Dans une sorte d’introduction, l’auteure, une jeune Lorraine, écrit :
« Juin 1940 : Cette fois, c'est la guerre. Les Allemands sont à Vaucouleurs. 6 kilomètres ! Effrayées, les femmes de la maison m'ont dit :
"Prends le volant. Je l'ai pris et ce geste a orienté toute ma vie"
À peine vécu et déjà raconté à mon père prisonnier des Allemands, puis aux grands-mères qu'on n'avait pas pu emmener, ce témoignage des années de guerre aurait pu disparaître. Mais les amis, les enfants, m'ont encouragée à fixer par écrit cette odyssée familiale ».

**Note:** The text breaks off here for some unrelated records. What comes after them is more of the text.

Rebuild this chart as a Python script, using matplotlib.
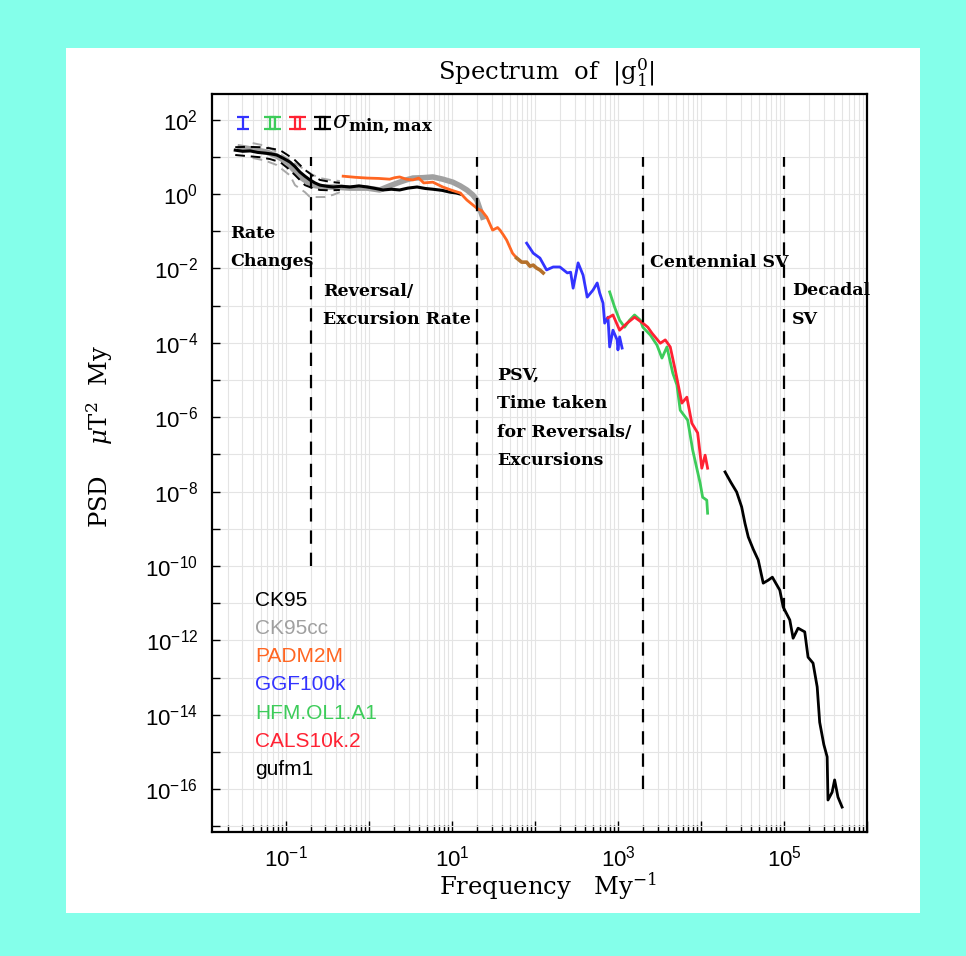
import matplotlib
matplotlib.use("Agg")
import matplotlib.pyplot as plt
import numpy as np
from matplotlib.patches import Rectangle
from matplotlib.ticker import FixedLocator, FuncFormatter, NullFormatter

plt.rcParams['font.family'] = ['Liberation Sans', 'DejaVu Sans']
plt.rcParams['mathtext.fontset'] = 'custom'
plt.rcParams['mathtext.rm'] = 'Liberation Sans'
plt.rcParams['mathtext.it'] = 'Liberation Sans:italic'
plt.rcParams['mathtext.bf'] = 'Liberation Sans:bold'

# all values are log10(frequency in 1/My) and log10(PSD in uT^2 My)
ck95_f = [-1.61, -1.52, -1.43, -1.34, -1.25, -1.18, -1.11, -1.03, -0.95, -0.89, -0.83, -0.77, -0.71, -0.65,
          -0.59, -0.51, -0.43, -0.33, -0.23, -0.12, -0.02, 0.08, 0.17, 0.27, 0.37, 0.47, 0.58, 0.68, 0.77,
          0.88, 0.98, 1.05, 1.10]
ck95_p = [1.18, 1.15, 1.16, 1.12, 1.10, 1.08, 1.05, 0.96, 0.86, 0.74, 0.59, 0.48, 0.38, 0.30,
          0.24, 0.21, 0.19, 0.21, 0.19, 0.22, 0.19, 0.15, 0.11, 0.13, 0.11, 0.16, 0.19, 0.15, 0.13,
          0.10, 0.05, 0.03, 0.00]
ck95_hi_f = [-1.61, -1.46, -1.31, -1.19, -1.07, -0.98, -0.89, -0.77, -0.68, -0.59, -0.47, -0.35]
ck95_hi_p = [1.26, 1.27, 1.26, 1.23, 1.18, 1.05, 0.91, 0.65, 0.50, 0.38, 0.33, 0.30]
ck95_lo_f = [-1.61, -1.46, -1.31, -1.19, -1.07, -0.98, -0.89, -0.77, -0.68, -0.59, -0.47, -0.35]
ck95_lo_p = [1.05, 1.02, 0.99, 0.94, 0.86, 0.70, 0.51, 0.24, 0.16, 0.11, 0.10, 0.11]

ck95cc_f = [-1.55, -1.39, -1.23, -1.11, -0.99, -0.91, -0.83, -0.68, -0.55, -0.43, -0.23, -0.02, 0.13,
            0.25, 0.37, 0.45, 0.53, 0.65, 0.77, 0.89, 1.01, 1.10, 1.18, 1.25, 1.30, 1.37]
ck95cc_p = [1.26, 1.20, 1.13, 1.02, 0.86, 0.66, 0.46, 0.24, 0.19, 0.19, 0.16, 0.16, 0.11,
            0.22, 0.32, 0.38, 0.43, 0.44, 0.46, 0.40, 0.32, 0.22, 0.11, -0.02, -0.16, -0.62]
ck95cc_hi_f = [-1.40, -1.25, -1.11, -0.95, -0.86, -0.77, -0.68, -0.59, -0.47, -0.35]
ck95cc_hi_p = [1.37, 1.30, 1.13, 0.91, 0.78, 0.65, 0.52, 0.43, 0.38, 0.35]
ck95cc_lo_f = [-1.40, -1.25, -1.11, -0.95, -0.89, -0.77, -0.71, -0.53, -0.43, -0.35]
ck95cc_lo_p = [0.97, 0.90, 0.78, 0.50, 0.24, 0.05, -0.08, -0.08, -0.02, 0.05]

padm2m_f = [-0.31, -0.16, -0.02, 0.12, 0.25, 0.31, 0.37, 0.45, 0.53, 0.60, 0.66, 0.77, 0.89, 1.00,
            1.10, 1.18, 1.30, 1.36, 1.42, 1.49, 1.55, 1.58, 1.62, 1.66, 1.73, 1.78]
padm2m_p = [0.48, 0.45, 0.43, 0.42, 0.40, 0.44, 0.46, 0.40, 0.38, 0.43, 0.30, 0.32, 0.19, 0.10,
            0.03, -0.16, -0.38, -0.45, -0.62, -0.97, -0.90, -0.97, -1.10, -1.24, -1.59, -1.72]
padm2m_hf_f = [1.78, 1.84, 1.90, 1.94, 1.98, 2.02, 2.06, 2.10]
padm2m_hf_p = [-1.72, -1.83, -1.83, -1.94, -1.91, -1.99, -2.04, -2.12]

ggf100k_f = [1.90, 1.98, 2.06, 2.14, 2.22, 2.30, 2.39, 2.43, 2.46, 2.52, 2.58, 2.63, 2.70, 2.75,
             2.78, 2.82, 2.84, 2.88, 2.90, 2.94, 2.99, 3.00, 3.02, 3.05]
ggf100k_p = [-1.32, -1.59, -1.72, -2.04, -1.96, -1.96, -2.12, -2.10, -2.53, -1.85, -2.18, -2.77, -2.58, -2.39,
             -2.66, -2.93, -3.47, -3.31, -4.11, -3.66, -3.92, -4.19, -3.84, -4.14]

hfm_f = [2.90, 2.96, 3.02, 3.08, 3.14, 3.20, 3.27, 3.30, 3.39, 3.47, 3.53, 3.59, 3.66, 3.71, 3.75,
         3.84, 3.90, 3.99, 4.02, 4.07, 4.08]
hfm_p = [-2.63, -3.04, -3.39, -3.58, -3.39, -3.25, -3.39, -3.58, -3.79, -4.06, -4.41, -4.11, -4.81, -5.13, -5.81,
         -6.08, -6.88, -7.77, -8.15, -8.23, -8.58]

cals_f = [2.88, 2.94, 3.02, 3.11, 3.20, 3.30, 3.36, 3.41, 3.51, 3.57, 3.63, 3.69, 3.77, 3.83, 3.89,
          3.96, 4.01, 4.05, 4.08]
cals_p = [-3.33, -3.25, -3.66, -3.47, -3.31, -3.47, -3.58, -3.74, -4.01, -3.92, -4.11, -4.73, -5.62, -5.46, -6.16,
          -6.42, -7.37, -7.02, -7.37]

gufm1_f = [4.29, 4.36, 4.43, 4.49, 4.53, 4.57, 4.63, 4.69, 4.75, 4.81, 4.86, 4.95, 4.99, 5.07, 5.11, 5.17,
           5.25, 5.29, 5.35, 5.40, 5.43, 5.48, 5.52, 5.53, 5.58, 5.61, 5.65, 5.70]
gufm1_p = [-7.47, -7.75, -8.01, -8.41, -8.85, -9.22, -9.55, -9.84, -10.46, -10.38, -10.30, -10.65, -11.10, -11.45,
           -11.94, -11.67, -11.77, -12.45, -12.61, -13.25, -14.20, -14.80, -15.13, -16.29, -16.08, -15.75, -16.21,
           -16.48]

# regime boundaries (frequency, lower end of dashed line)
bounds_f = [0.2, 20.0, 2000.0, 1e5]
bounds_lo = [1e-10, 1e-16, 1e-16, 1e-16]

names = ['CK95', 'CK95cc', 'PADM2M', 'GGF100k', 'HFM.OL1.A1', 'CALS10k.2', 'gufm1']
colors = ['black', '#A0A0A0', '#FF6622', '#3333FF', '#3DCC5A', '#FF2233', 'black']

W, H = 966, 956
fig = plt.figure(figsize=(W / 100, H / 100), dpi=100)
fig.patch.set_facecolor('#84FFEA')
fig.add_artist(Rectangle((66 / W, 1 - 913 / H), 854 / W, 865 / H, transform=fig.transFigure,
                         facecolor='white', edgecolor='none', zorder=-1))
ax = fig.add_axes([212 / W, 1 - 832 / H, 655 / W, 738 / H])
ax.set_xscale('log')
ax.set_yscale('log')
ax.set_xlim(10 ** -1.89, 10 ** 6.0)
ax.set_ylim(10 ** -17.15, 10 ** 2.69)

def L(a):
    return 10 ** np.array(a)

ax.plot(L(ck95cc_hi_f), L(ck95cc_hi_p), color='#A8A8A8', lw=1.4, ls=(0, (5, 3)))
ax.plot(L(ck95cc_lo_f), L(ck95cc_lo_p), color='#A8A8A8', lw=1.4, ls=(0, (5, 3)))
ax.plot(L(ck95cc_f), L(ck95cc_p), color=colors[1], lw=4)
ax.plot(L(ck95_hi_f), L(ck95_hi_p), color='black', lw=1.4, ls=(0, (5, 3)))
ax.plot(L(ck95_lo_f), L(ck95_lo_p), color='black', lw=1.4, ls=(0, (5, 3)))
ax.plot(L(ck95_f), L(ck95_p), color=colors[0], lw=2.2)
ax.plot(L(padm2m_f), L(padm2m_p), color=colors[2], lw=2)
ax.plot(L(padm2m_hf_f), L(padm2m_hf_p), color='#B5702A', lw=2.6)
ax.plot(L(ggf100k_f), L(ggf100k_p), color=colors[3], lw=2)
ax.plot(L(hfm_f), L(hfm_p), color=colors[4], lw=2)
ax.plot(L(cals_f), L(cals_p), color=colors[5], lw=2)
ax.plot(L(gufm1_f), L(gufm1_p), color=colors[6], lw=2)

ax.vlines(bounds_f, bounds_lo, 10.0, colors='black', lw=1.6, linestyles=(0, (6, 4)))

# axes, ticks, grid
dec_x = np.arange(-2, 7)
ax.xaxis.set_major_locator(FixedLocator(10.0 ** dec_x))
ax.xaxis.set_minor_locator(FixedLocator([m * 10.0 ** d for d in dec_x for m in range(2, 10)]))
ax.xaxis.set_major_formatter(FuncFormatter(lambda v, p: r'$10^{%d}$' % round(np.log10(v)) if round(np.log10(v)) % 2 else ''))
ax.xaxis.set_minor_formatter(NullFormatter())
dec_y = np.arange(-17, 3)
ax.yaxis.set_major_locator(FixedLocator(10.0 ** dec_y))
ax.yaxis.set_minor_locator(FixedLocator([]))
ax.yaxis.set_major_formatter(FuncFormatter(lambda v, p: '' if round(np.log10(v)) % 2 else r'$10^{%d}$' % round(np.log10(v))))
ax.tick_params(which='both', direction='in', top=False, right=False, labelsize=16, width=1)
ax.tick_params(axis='x', which='major', length=8, pad=10)
ax.tick_params(axis='x', which='minor', length=5)
ax.tick_params(axis='y', which='major', length=6, pad=10)
ax.grid(True, which='both', color='#E4E4E4', lw=0.8)
ax.set_axisbelow(True)
for s in ax.spines.values():
    s.set_linewidth(1.6)

serif = dict(family='DejaVu Serif', math_fontfamily='dejavuserif')
fig.text(546 / W, 1 - 72 / H, r'Spectrum  of  $|\mathrm{g}_1^0|$', ha='center', va='center', fontsize=17.5, **serif)
fig.text(548 / W, 1 - 886 / H, r'Frequency   My$^{-1}$', ha='center', va='center', fontsize=17.5, **serif)
fig.text(100 / W, 1 - 437 / H, r'PSD    $\mu$T$^2$  My', ha='center', va='center', rotation=90, fontsize=17.5, **serif)

# sigma min/max key
for xf, c, dbl in [(0.047, '#3333FF', False), (0.092, '#3DCC5A', True), (0.130, '#FF2233', True), (0.169, 'black', True)]:
    offs = [-0.004, 0.004] if dbl else [0.0]
    for o in offs:
        ax.errorbar(xf + o, 0.961, yerr=0.008, color=c, capsize=4, capthick=1.6, lw=1.6,
                    transform=ax.transAxes)
fig.text(332 / W, 1 - 128 / H, r'$\sigma_{\mathbf{min,max}}$', fontsize=17, **serif)

# regime labels
regimes = [(230, 238, ['Rate', 'Changes']),
           (323, 296, ['Reversal/', 'Excursion Rate']),
           (497, 380, ['PSV,', 'Time taken', 'for Reversals/', 'Excursions']),
           (650, 267, ['Centennial SV']),
           (792, 295, ['Decadal', 'SV'])]
for x0, y0, lines in regimes:
    for i, t in enumerate(lines):
        fig.text(x0 / W, 1 - (y0 + 28.5 * i) / H, t, fontsize=12.5, family='DejaVu Serif',
                 weight='bold', va='baseline')

# model names
for i, (n, c) in enumerate(zip(names, colors)):
    fig.text(255 / W, 1 - (600 + 28.3 * i) / H, n, color=c, fontsize=15, va='center')

fig.savefig('out.png', dpi=100, facecolor=fig.get_facecolor())
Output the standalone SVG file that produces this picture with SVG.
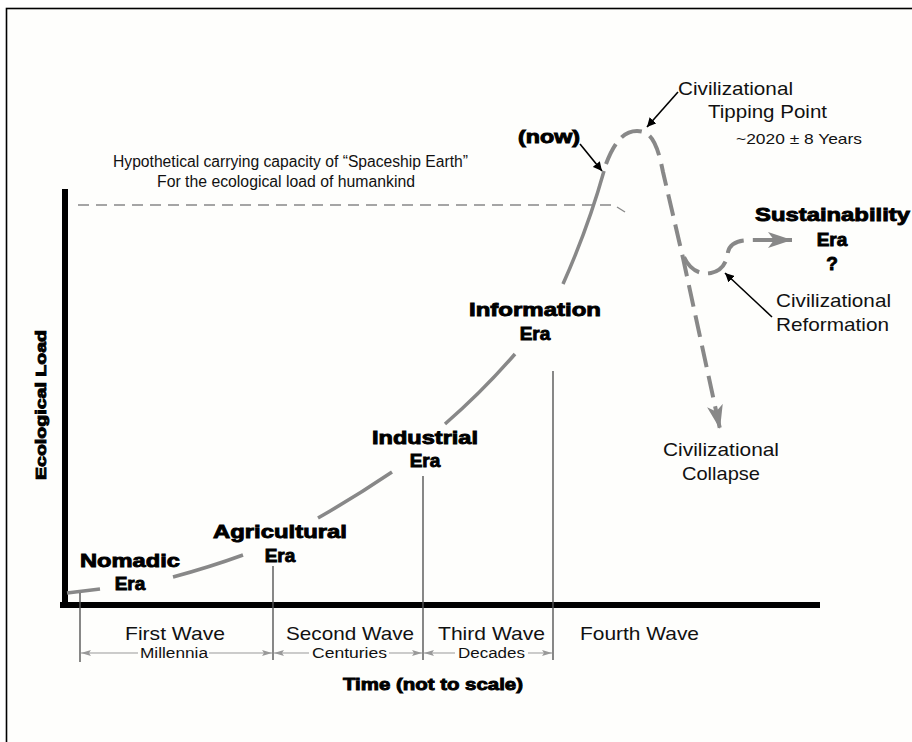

D’un volume très conséquent, avec un souci de passer habilement la contextualisation du récit, cet ouvrage est très plaisant malgré le peu de souvenirs agréables que cette période a laissé à la narratrice. L’exode conduit cette jeune fille à Montauban (en passant d’ailleurs par Vichy, qui n’est encore connue que comme ville de cure), après plusieurs semaines c’est le retour dans les Vosges où ses parents étaient instituteurs avant-guerre. Le père, ancien combattant de la Grande Guerre, est libéré pour cette raison. La narratrice se retrouve assez vite enseignante en Lorraine (hors Moselle quasiment annexée, sans signature de traité de paix) les lettres françaises et classiques à des élèves guère plus jeunes qu’elle.
Bien qu’enseignants en milieu laïc, l’ensemble de la famille a de fortes convictions catholiques qui l’ont amené à pleurer sur le sort des ecclésiastiques espagnols et souhaiter la victoire de Franco. Toutefois, d’après les écrits (rédigés largement un demi-siècle plus tard), la posture de Pétain lui parut critiquable dès son choix de demander l’Armistice. Discrète sur son rôle de porteuse de messages de la Résistance et sur son engagement, Raymonde Sigalas-Royer ne cherche pas à étonner son lectorat mais à faire passer l’atmosphère qu’elle respira entre juin 190 et mai 1945. Les circonstances lui procurent un mari qu’elle n’aurait sûrement jamais rencontré sans les déplacements de population que cette guerre causa.